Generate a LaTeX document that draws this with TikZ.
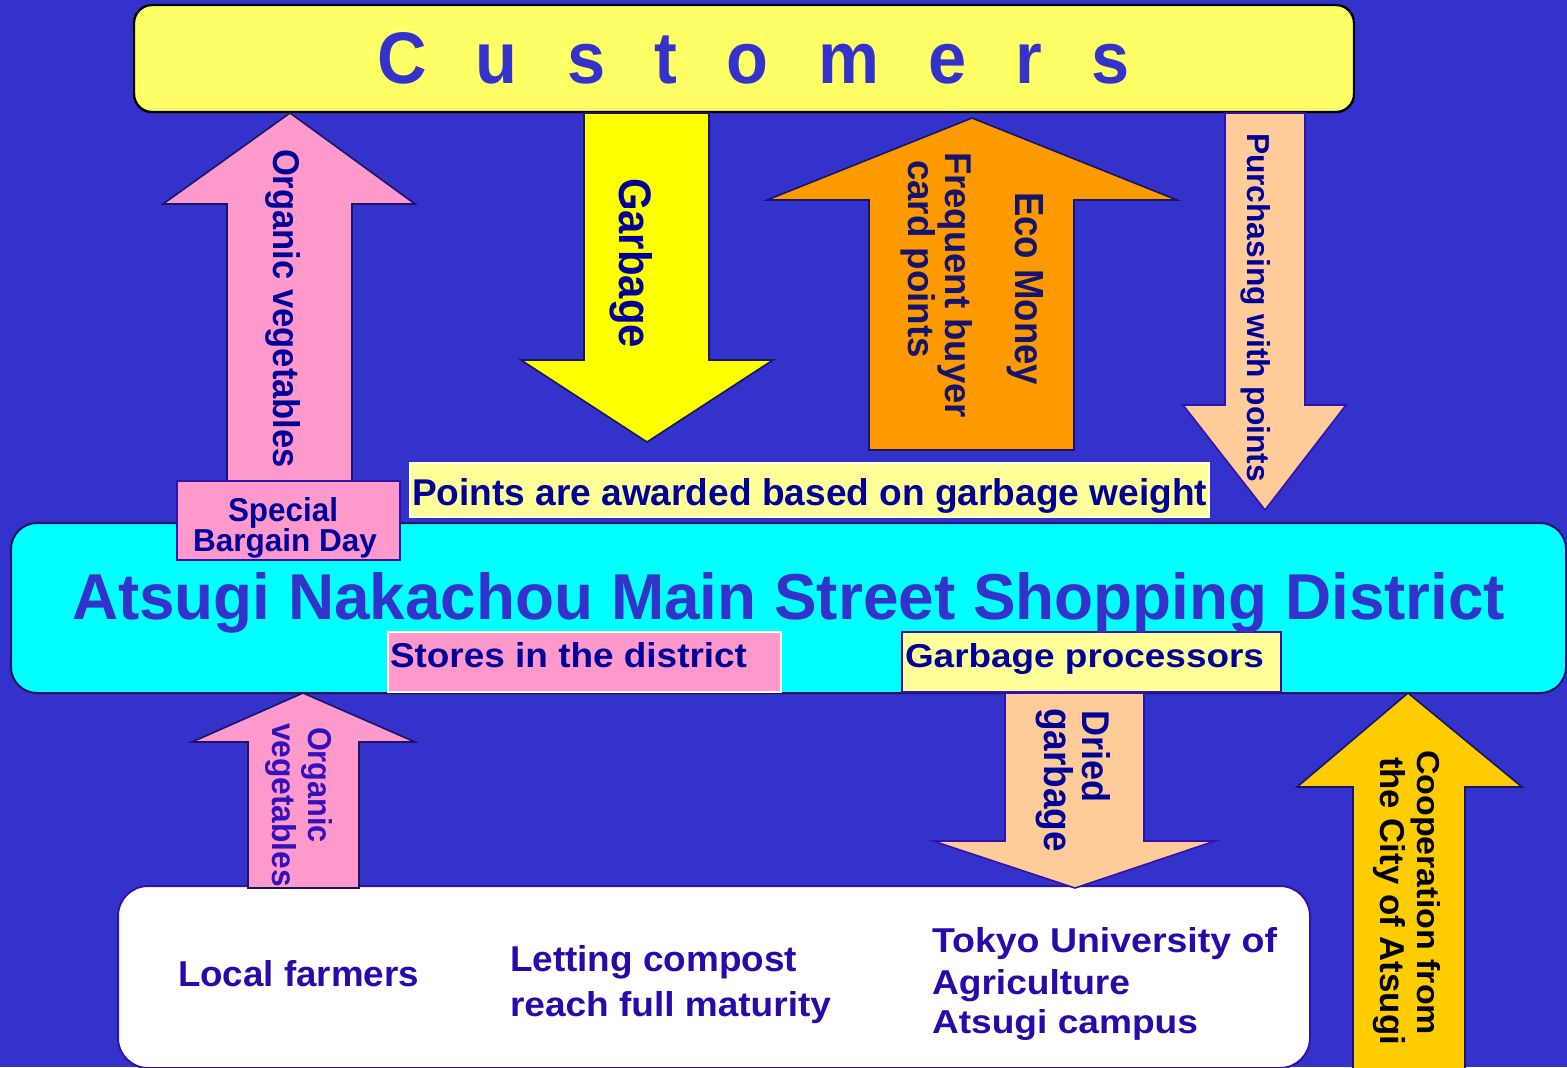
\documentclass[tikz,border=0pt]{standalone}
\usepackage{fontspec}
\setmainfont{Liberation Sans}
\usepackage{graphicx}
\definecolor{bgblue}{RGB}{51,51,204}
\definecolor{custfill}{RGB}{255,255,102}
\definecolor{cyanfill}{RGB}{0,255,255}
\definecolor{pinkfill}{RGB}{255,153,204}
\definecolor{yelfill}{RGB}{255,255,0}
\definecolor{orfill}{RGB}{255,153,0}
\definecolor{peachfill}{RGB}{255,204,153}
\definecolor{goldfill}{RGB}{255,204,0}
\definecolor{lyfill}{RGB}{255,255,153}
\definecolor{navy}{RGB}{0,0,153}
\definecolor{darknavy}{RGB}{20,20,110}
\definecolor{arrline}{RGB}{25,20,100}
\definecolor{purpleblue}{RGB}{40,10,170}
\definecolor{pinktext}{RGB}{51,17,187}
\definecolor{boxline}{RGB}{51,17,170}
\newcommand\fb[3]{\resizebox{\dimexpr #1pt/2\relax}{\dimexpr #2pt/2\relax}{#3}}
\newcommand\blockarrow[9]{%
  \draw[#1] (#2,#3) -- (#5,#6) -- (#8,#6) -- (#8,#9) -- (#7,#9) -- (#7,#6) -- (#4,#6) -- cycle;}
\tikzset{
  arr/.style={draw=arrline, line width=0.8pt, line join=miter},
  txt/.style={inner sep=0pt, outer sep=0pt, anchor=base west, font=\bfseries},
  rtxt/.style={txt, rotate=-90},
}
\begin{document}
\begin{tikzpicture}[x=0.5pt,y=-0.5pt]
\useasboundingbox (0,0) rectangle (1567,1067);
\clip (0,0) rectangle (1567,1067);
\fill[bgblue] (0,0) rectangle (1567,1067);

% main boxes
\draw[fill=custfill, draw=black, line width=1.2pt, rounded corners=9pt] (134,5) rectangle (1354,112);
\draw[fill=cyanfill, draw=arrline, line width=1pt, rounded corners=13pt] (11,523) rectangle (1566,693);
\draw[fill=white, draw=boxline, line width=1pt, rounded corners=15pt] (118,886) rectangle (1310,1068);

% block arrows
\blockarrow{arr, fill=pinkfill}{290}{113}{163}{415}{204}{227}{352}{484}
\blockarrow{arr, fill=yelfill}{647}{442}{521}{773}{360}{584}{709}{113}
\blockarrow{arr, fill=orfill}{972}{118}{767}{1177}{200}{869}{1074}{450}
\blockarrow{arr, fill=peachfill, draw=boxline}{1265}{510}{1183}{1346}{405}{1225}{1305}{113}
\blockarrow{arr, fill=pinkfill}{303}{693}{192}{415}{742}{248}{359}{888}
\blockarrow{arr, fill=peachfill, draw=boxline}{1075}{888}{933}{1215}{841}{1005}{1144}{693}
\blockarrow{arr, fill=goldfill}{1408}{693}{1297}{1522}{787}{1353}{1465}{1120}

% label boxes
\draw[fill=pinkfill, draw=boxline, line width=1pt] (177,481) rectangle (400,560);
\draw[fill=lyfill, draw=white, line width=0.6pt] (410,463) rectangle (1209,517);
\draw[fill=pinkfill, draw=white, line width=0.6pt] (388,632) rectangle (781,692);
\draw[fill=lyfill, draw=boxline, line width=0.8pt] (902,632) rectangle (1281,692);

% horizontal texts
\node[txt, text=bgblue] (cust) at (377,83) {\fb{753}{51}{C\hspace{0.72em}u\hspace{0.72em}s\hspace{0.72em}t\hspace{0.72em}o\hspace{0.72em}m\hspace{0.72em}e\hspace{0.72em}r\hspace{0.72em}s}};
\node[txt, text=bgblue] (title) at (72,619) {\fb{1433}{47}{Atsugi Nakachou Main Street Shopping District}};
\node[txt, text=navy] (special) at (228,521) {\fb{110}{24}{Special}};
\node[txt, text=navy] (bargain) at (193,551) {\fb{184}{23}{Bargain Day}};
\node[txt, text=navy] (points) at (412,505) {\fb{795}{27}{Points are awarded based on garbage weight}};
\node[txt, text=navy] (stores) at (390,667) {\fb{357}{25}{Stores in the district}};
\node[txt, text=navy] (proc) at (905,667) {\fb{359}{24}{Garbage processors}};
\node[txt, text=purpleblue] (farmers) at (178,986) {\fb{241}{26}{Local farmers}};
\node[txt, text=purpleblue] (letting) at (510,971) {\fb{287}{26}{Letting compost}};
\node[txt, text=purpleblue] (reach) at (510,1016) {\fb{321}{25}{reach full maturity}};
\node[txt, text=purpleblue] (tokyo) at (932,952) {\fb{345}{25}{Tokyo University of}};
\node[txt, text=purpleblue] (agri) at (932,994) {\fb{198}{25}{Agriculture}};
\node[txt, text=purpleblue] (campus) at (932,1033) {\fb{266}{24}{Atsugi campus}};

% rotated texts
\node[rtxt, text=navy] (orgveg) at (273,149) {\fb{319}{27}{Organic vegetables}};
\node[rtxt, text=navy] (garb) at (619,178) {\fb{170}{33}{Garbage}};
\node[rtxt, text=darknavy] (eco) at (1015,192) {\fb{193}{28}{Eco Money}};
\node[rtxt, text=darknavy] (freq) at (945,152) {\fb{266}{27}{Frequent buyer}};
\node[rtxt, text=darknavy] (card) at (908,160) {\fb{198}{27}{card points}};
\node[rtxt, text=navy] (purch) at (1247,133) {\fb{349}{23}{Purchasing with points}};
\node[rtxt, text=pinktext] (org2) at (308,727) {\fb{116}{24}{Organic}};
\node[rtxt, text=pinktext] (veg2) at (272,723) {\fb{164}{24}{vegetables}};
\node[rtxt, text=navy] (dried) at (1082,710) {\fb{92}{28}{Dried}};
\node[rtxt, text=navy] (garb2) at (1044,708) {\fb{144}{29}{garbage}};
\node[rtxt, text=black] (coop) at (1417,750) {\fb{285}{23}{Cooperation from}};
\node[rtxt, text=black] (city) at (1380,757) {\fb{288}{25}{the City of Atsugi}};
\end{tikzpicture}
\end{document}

──────────────────────────────

Aim
Retype the listing exactly. Pictures do not belong in the copy.

Full answer
Generate a LaTeX document that draws this with TikZ.
\documentclass[tikz,border=0pt]{standalone}
\usepackage{fontspec}
\setmainfont{Liberation Sans}
\usepackage{graphicx}
\definecolor{bgblue}{RGB}{51,51,204}
\definecolor{custfill}{RGB}{255,255,102}
\definecolor{cyanfill}{RGB}{0,255,255}
\definecolor{pinkfill}{RGB}{255,153,204}
\definecolor{yelfill}{RGB}{255,255,0}
\definecolor{orfill}{RGB}{255,153,0}
\definecolor{peachfill}{RGB}{255,204,153}
\definecolor{goldfill}{RGB}{255,204,0}
\definecolor{lyfill}{RGB}{255,255,153}
\definecolor{navy}{RGB}{0,0,153}
\definecolor{darknavy}{RGB}{20,20,110}
\definecolor{arrline}{RGB}{25,20,100}
\definecolor{purpleblue}{RGB}{40,10,170}
\definecolor{pinktext}{RGB}{51,17,187}
\definecolor{boxline}{RGB}{51,17,170}
\newcommand\fb[3]{\resizebox{\dimexpr #1pt/2\relax}{\dimexpr #2pt/2\relax}{#3}}
\newcommand\blockarrow[9]{%
  \draw[#1] (#2,#3) -- (#5,#6) -- (#8,#6) -- (#8,#9) -- (#7,#9) -- (#7,#6) -- (#4,#6) -- cycle;}
\tikzset{
  arr/.style={draw=arrline, line width=0.8pt, line join=miter},
  txt/.style={inner sep=0pt, outer sep=0pt, anchor=base west, font=\bfseries},
  rtxt/.style={txt, rotate=-90},
}
\begin{document}
\begin{tikzpicture}[x=0.5pt,y=-0.5pt]
\useasboundingbox (0,0) rectangle (1567,1067);
\clip (0,0) rectangle (1567,1067);
\fill[bgblue] (0,0) rectangle (1567,1067);

% main boxes
\draw[fill=custfill, draw=black, line width=1.2pt, rounded corners=9pt] (134,5) rectangle (1354,112);
\draw[fill=cyanfill, draw=arrline, line width=1pt, rounded corners=13pt] (11,523) rectangle (1566,693);
\draw[fill=white, draw=boxline, line width=1pt, rounded corners=15pt] (118,886) rectangle (1310,1068);

% block arrows
\blockarrow{arr, fill=pinkfill}{290}{113}{163}{415}{204}{227}{352}{484}
\blockarrow{arr, fill=yelfill}{647}{442}{521}{773}{360}{584}{709}{113}
\blockarrow{arr, fill=orfill}{972}{118}{767}{1177}{200}{869}{1074}{450}
\blockarrow{arr, fill=peachfill, draw=boxline}{1265}{510}{1183}{1346}{405}{1225}{1305}{113}
\blockarrow{arr, fill=pinkfill}{303}{693}{192}{415}{742}{248}{359}{888}
\blockarrow{arr, fill=peachfill, draw=boxline}{1075}{888}{933}{1215}{841}{1005}{1144}{693}
\blockarrow{arr, fill=goldfill}{1408}{693}{1297}{1522}{787}{1353}{1465}{1120}

% label boxes
\draw[fill=pinkfill, draw=boxline, line width=1pt] (177,481) rectangle (400,560);
\draw[fill=lyfill, draw=white, line width=0.6pt] (410,463) rectangle (1209,517);
\draw[fill=pinkfill, draw=white, line width=0.6pt] (388,632) rectangle (781,692);
\draw[fill=lyfill, draw=boxline, line width=0.8pt] (902,632) rectangle (1281,692);

% horizontal texts
\node[txt, text=bgblue] (cust) at (377,83) {\fb{753}{51}{C\hspace{0.72em}u\hspace{0.72em}s\hspace{0.72em}t\hspace{0.72em}o\hspace{0.72em}m\hspace{0.72em}e\hspace{0.72em}r\hspace{0.72em}s}};
\node[txt, text=bgblue] (title) at (72,619) {\fb{1433}{47}{Atsugi Nakachou Main Street Shopping District}};
\node[txt, text=navy] (special) at (228,521) {\fb{110}{24}{Special}};
\node[txt, text=navy] (bargain) at (193,551) {\fb{184}{23}{Bargain Day}};
\node[txt, text=navy] (points) at (412,505) {\fb{795}{27}{Points are awarded based on garbage weight}};
\node[txt, text=navy] (stores) at (390,667) {\fb{357}{25}{Stores in the district}};
\node[txt, text=navy] (proc) at (905,667) {\fb{359}{24}{Garbage processors}};
\node[txt, text=purpleblue] (farmers) at (178,986) {\fb{241}{26}{Local farmers}};
\node[txt, text=purpleblue] (letting) at (510,971) {\fb{287}{26}{Letting compost}};
\node[txt, text=purpleblue] (reach) at (510,1016) {\fb{321}{25}{reach full maturity}};
\node[txt, text=purpleblue] (tokyo) at (932,952) {\fb{345}{25}{Tokyo University of}};
\node[txt, text=purpleblue] (agri) at (932,994) {\fb{198}{25}{Agriculture}};
\node[txt, text=purpleblue] (campus) at (932,1033) {\fb{266}{24}{Atsugi campus}};

% rotated texts
\node[rtxt, text=navy] (orgveg) at (273,149) {\fb{319}{27}{Organic vegetables}};
\node[rtxt, text=navy] (garb) at (619,178) {\fb{170}{33}{Garbage}};
\node[rtxt, text=darknavy] (eco) at (1015,192) {\fb{193}{28}{Eco Money}};
\node[rtxt, text=darknavy] (freq) at (945,152) {\fb{266}{27}{Frequent buyer}};
\node[rtxt, text=darknavy] (card) at (908,160) {\fb{198}{27}{card points}};
\node[rtxt, text=navy] (purch) at (1247,133) {\fb{349}{23}{Purchasing with points}};
\node[rtxt, text=pinktext] (org2) at (308,727) {\fb{116}{24}{Organic}};
\node[rtxt, text=pinktext] (veg2) at (272,723) {\fb{164}{24}{vegetables}};
\node[rtxt, text=navy] (dried) at (1082,710) {\fb{92}{28}{Dried}};
\node[rtxt, text=navy] (garb2) at (1044,708) {\fb{144}{29}{garbage}};
\node[rtxt, text=black] (coop) at (1417,750) {\fb{285}{23}{Cooperation from}};
\node[rtxt, text=black] (city) at (1380,757) {\fb{288}{25}{the City of Atsugi}};
\end{tikzpicture}
\end{document}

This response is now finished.